Le grand bond en arrière

Publié le 27 juin 2025 à 14h53

Jean-Christophe Caffet    Temps de lecture 4 minutes

Les craintes que l’on pouvait nourrir en début d’année n’étaient donc pas infondées. A posteriori, elles s’avèrent même nettement sous-estimées, bien en deçà de la réalité des faits d’ores et déjà observés. Car ce n’est pas uniquement dans une guerre commerciale tous azimuts que la nouvelle administration américaine s’est lancée, mais bien dans une véritable entreprise de démolition de l’« exceptionnalisme américain ».

Une authentique croisade contre tout ce qui a, jusqu’ici, fait la « grandeur » du pays et a sous-tendu l’universalisme (proclamé) de ses valeurs. Au-delà du volet strictement commercial, qui menace directement et à (très) brève échéance l’économie américaine – en bouleversant les chaînes de valeur mondiales sur lesquelles les Etats-Unis assoient pourtant leur domination – ce sont toutes les institutions et tous les piliers de la démocratie américaine qui sont désormais visés par la politique menée à Washington. Avec, en première ligne, la justice et la presse, donc l’Etat de droit, mais aussi l’éducation, la recherche scientifique, la santé publique…

«Désormais, ce sont les seuls rapports de force qui dictent la marche du monde, régissent l’ordre l’international, et les entreprises, en première ligne, doivent composer avec une géopolitique redevenue centrale.»
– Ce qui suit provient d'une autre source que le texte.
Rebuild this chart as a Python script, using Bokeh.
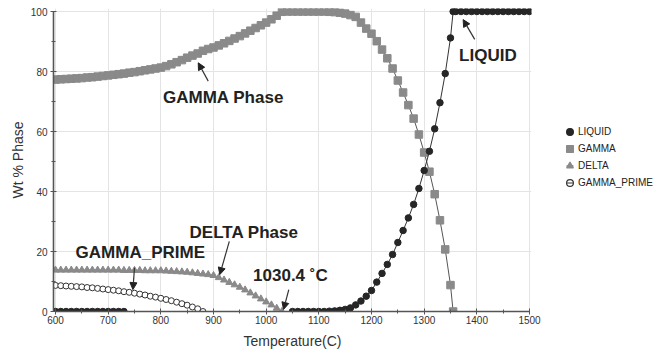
from bokeh.plotting import figure
from bokeh.models import (Range1d, Legend, LegendItem, Label, Arrow, NormalHead,
                          SingleIntervalTicker)
from bokeh.embed import file_html
from bokeh.resources import INLINE

# ---------------- data ----------------
liquid_t = list(range(600, 740, 10)) + list(range(1050, 1360, 10)) + [1355] + list(range(1360, 1510, 10))
liquid_v = ([0.0] * 14 +
            [0.0, 0.0, 0.0, 0.0, 0.0, 0.0, 0.0, 0.1, 0.2, 0.4, 0.7, 1.2, 2.2, 3.5, 5.1,
             7.0, 9.8, 12.7, 15.7, 19.0, 23.0, 27.0, 31.2, 35.7, 41.0,
             47.0, 53.4, 60.9, 69.6, 79.3, 91.2] +
            [100.0] +
            [100.0] * 15)

gamma_t = list(range(600, 1360, 10)) + [1355]
gamma_v = [77.3, 77.4, 77.5, 77.6, 77.7, 77.8, 78.0, 78.1, 78.3, 78.5,
           78.7, 78.9, 79.1, 79.3, 79.6, 79.8, 80.1, 80.4, 80.7, 81.0,
           81.3, 81.8, 82.4, 83.1, 83.8, 84.6, 85.3, 86.0, 86.9, 87.5,
           88.0, 88.7, 89.4, 90.2, 91.0, 91.8, 92.7, 93.6, 94.5, 95.4,
           96.3, 97.4, 98.6, 99.9, 100.0, 100.0, 100.0, 100.0, 100.0, 100.0,
           100.0, 100.0, 99.9, 99.8, 99.6, 99.3, 98.8, 98.2, 96.3, 94.3,
           92.6, 90.1, 87.3, 84.4, 81.0, 77.0, 73.0, 68.8, 64.3, 59.0,
           53.0, 46.6, 39.1, 30.4, 20.7, 8.8,
           0.0]

delta_t = list(range(600, 1040, 10))
delta_v = [13.8] * 10 + \
          [13.8, 13.8, 13.8, 13.7, 13.7, 13.7, 13.7, 13.6, 13.6, 13.6,
           13.6, 13.5, 13.4, 13.3, 13.2, 13.1, 12.9, 12.7, 12.5, 12.3,
           12.0, 11.3, 10.5, 9.7, 8.9, 8.1, 7.2, 6.2, 5.2, 4.2,
           3.2, 2.2, 1.1, 0.0]

gprime_t = list(range(600, 890, 10))
gprime_v = [8.7, 8.6, 8.5, 8.4, 8.3, 8.2, 8.0, 7.9, 7.7, 7.5,
            7.3, 7.1, 6.9, 6.6, 6.4, 6.1, 5.8, 5.5, 5.1, 4.8,
            4.4, 4.0, 3.6, 3.1, 2.6, 2.1, 1.5, 0.9, 0.0]

series_names = ["LIQUID", "GAMMA", "DELTA", "GAMMA_PRIME"]

# annotations: text, (x, y) of label centre, arrow tail, arrow tip
ann_text = ["GAMMA Phase", "LIQUID", "DELTA Phase", "GAMMA_PRIME", "1030.4 \u02daC"]
ann_xy = [(919, 71.2), (1421, 85.2), (958, 26.5), (761, 19.8), (1046, 12.0)]
arrow_from = [(890, 76.8), (1396, 90.7), (930, 23.4), (750, 14.6), (1043, 7.3)]
arrow_to = [(871, 82.9), (1374, 97.3), (912, 12.3), (747, 7.3), (1033, 0.7)]

x_ticks_start, x_ticks_end = 600, 1500
y_ticks_start, y_ticks_end = 0, 100

# ---------------- figure ----------------
FONT = "Liberation Sans"
DARK = "#262626"
GREY = "#8a8a8a"
NAN = float("nan")

p = figure(frame_width=478, frame_height=303, output_backend="svg", toolbar_location=None,
           x_range=Range1d(596.2, 1503.8), y_range=Range1d(0, 101),
           min_border_left=53, min_border_top=8, min_border_right=118, min_border_bottom=33,
           background_fill_color="white", border_fill_color="white")
p.outline_line_color = None

p.xaxis.ticker = SingleIntervalTicker(interval=100, num_minor_ticks=2)
p.yaxis.ticker = SingleIntervalTicker(interval=20, num_minor_ticks=2)
p.xaxis.bounds = (x_ticks_start, x_ticks_end)
p.yaxis.bounds = (y_ticks_start, y_ticks_end)
p.xaxis.axis_label = "Temperature(C)"
p.yaxis.axis_label = "Wt % Phase"
for ax in (p.xaxis, p.yaxis):
    ax.axis_line_color = "#555555"
    ax.axis_line_width = 1.6
    ax.major_tick_line_color = "#555555"
    ax.minor_tick_line_color = "#555555"
    ax.major_tick_in = 3
    ax.major_tick_out = 3
    ax.minor_tick_in = 2
    ax.minor_tick_out = 2
    ax.major_label_text_font = FONT
    ax.major_label_text_font_size = "10px"
    ax.major_label_text_color = "#333333"
    ax.axis_label_text_font = FONT
    ax.axis_label_text_font_size = "14px"
    ax.axis_label_text_font_style = "normal"
    ax.axis_label_text_color = "#333333"
p.xaxis.major_label_standoff = 1
p.xaxis.axis_label_standoff = 6
p.yaxis.major_label_standoff = 3
p.yaxis.axis_label_standoff = 2

p.grid.grid_line_color = "#e4e4e4"
p.grid.grid_line_width = 1
p.xgrid.bounds = (x_ticks_start, x_ticks_end)
p.ygrid.bounds = (y_ticks_start, y_ticks_end)

# series
p.line(gamma_t, gamma_v, line_color="#555555", line_width=1)
p.scatter(gamma_t, gamma_v, marker="square", size=7.5, fill_color=GREY, line_color=GREY)

p.line(delta_t, delta_v, line_color="#555555", line_width=1)
p.scatter(delta_t, delta_v, marker="triangle", size=7, fill_color=GREY, line_color=GREY)

p.line(gprime_t, gprime_v, line_color="#333333", line_width=1)
p.scatter(gprime_t, gprime_v, marker="circle", size=6, fill_color="white",
          line_color="#333333", line_width=1)

p.line(liquid_t[14:], liquid_v[14:], line_color="#333333", line_width=1)
p.scatter(liquid_t, liquid_v, marker="circle", size=6.5, fill_color=DARK, line_color=DARK)

# legend-only proxy renderers (NaN data: nothing drawn in the plot)
leg_specs = [("circle", DARK, DARK, False), ("square", GREY, GREY, False),
             ("triangle", GREY, GREY, True), ("circle", None, "#333333", True)]
items = []
for name, (mk, fc, lc, with_dash) in zip(series_names, leg_specs):
    rends = []
    if with_dash:
        rends.append(p.scatter([NAN], [NAN], marker="dash", size=11,
                               line_color="#333333", line_width=1))
    rends.append(p.scatter([NAN], [NAN], marker=mk, size=10, fill_color=fc,
                           line_color=lc, line_width=1.2))
    items.append(LegendItem(label=name, renderers=rends))

legend = Legend(items=items, location=(30, 120), border_line_color=None,
                background_fill_alpha=0, padding=0, margin=0, spacing=0,
                glyph_width=17, glyph_height=17, label_height=12, label_standoff=0,
                label_text_font=FONT, label_text_font_size="10px", label_text_color="#222222")
p.add_layout(legend, "right")

# annotations
for txt, (lx, ly), (ax0, ay0), (ax1, ay1) in zip(ann_text, ann_xy, arrow_from, arrow_to):
    p.add_layout(Label(x=lx, y=ly, text=txt, text_font=FONT, text_font_style="bold",
                       text_font_size="17px", text_align="center", text_baseline="middle",
                       text_color="#222222"))
    p.add_layout(Arrow(end=NormalHead(size=7, fill_color="#222222", line_color="#222222"),
                       x_start=ax0, y_start=ay0, x_end=ax1, y_end=ay1,
                       line_color="#333333", line_width=1.2))

open("out.html", "w").write(file_html(p, INLINE))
Pour s’en tenir à la politique économique, l’agenda suivi par Donald Trump a surpris l’ensemble des observateurs, même si les décisions ne sont en elles-mêmes pas surprenantes au regard du programme MAGA. Alors que l’on s’attendait, dans un premier temps, à la promulgation de lois et de décrets favorables à l’activité (dérégulation, baisses d’impôts…), force est de constater que l’idéologie a prévalu avec la priorité quasi absolue accordée à la lutte contre l’immigration et à la résorption d’un déficit commercial certes très élevé – signe du dynamisme de l’économie américaine – mais parfaitement (sur)financé – signe de son attractivité. Les moyens déployés pour ce faire laissent pour le moins songeur, avec, pour la politique commerciale, l’érection de tarifs douaniers dont l’histoire a démontré l’inutilité, sinon la nocivité, dans une succession de volte-faces burlesques inaugurée lors de « Liberation Day ». Ce n’est évidemment pas de la sorte que les Etats-Unis parviendront à se « réindustrialiser » – objectif souvent invoqué mais qu’il conviendrait peut-être de clarifier (quelle métrique ?) et, bien sûr, de préciser (quels secteurs ?). En termes de politique économique, un constat et un objectif – aussi lucides et légitimes soient-ils – ne font pas une stratégie. Et celle mise en œuvre par l’administration Trump, si elle existe, pose pour le moins question.

S’il est naturellement trop tôt pour tirer des conclusions définitives de ce deuxième (et dernier ?) mandat de Donald Trump, dont la versatilité le dispute désormais à la radicalité dans le discours et dans les faits, le bilan des cinq premiers mois est accablant : celui-ci aura surtout réussi, en moins d’un semestre, à fragiliser les alliances du pays et à miner la confiance dans ses institutions et dans sa monnaie – qui, pour l’instant, résistent encore, il faut le souligner. Compte tenu de la centralité des Etats-Unis, les répercussions sur l’économie mondiale et les chaînes de valeur seront évidemment majeures. Ce n’est pas seulement un jeu à somme négative qui est en train de se jouer, mais bel et bien un grand bond en arrière qui se profile et qui sera, malheureusement, bien difficile à inverser.

Au-delà des chiffres, c’est en effet une certaine idée de la mondialisation qui vacille – le multilatéralisme étant pour sa part déjà mort et enterré. Une mondialisation certes imparfaite, mais qui avait fini par dessiner les contours d’un ordre économique relativement prévisible, à défaut d’être stable, où les règles – même contestées – avaient le mérite d’exister. Désormais, ce sont les seuls rapports de force qui dictent la marche du monde, régissent l’ordre l’international, et les entreprises, en première ligne, doivent composer avec une géopolitique redevenue centrale. Les secteurs les plus exposés – métaux, automobile, technologie – sont les premiers à encaisser les chocs, mais nul n’est à l’abri dans un univers où les décisions politiques l’emportent dorénavant sur les logiques économiques.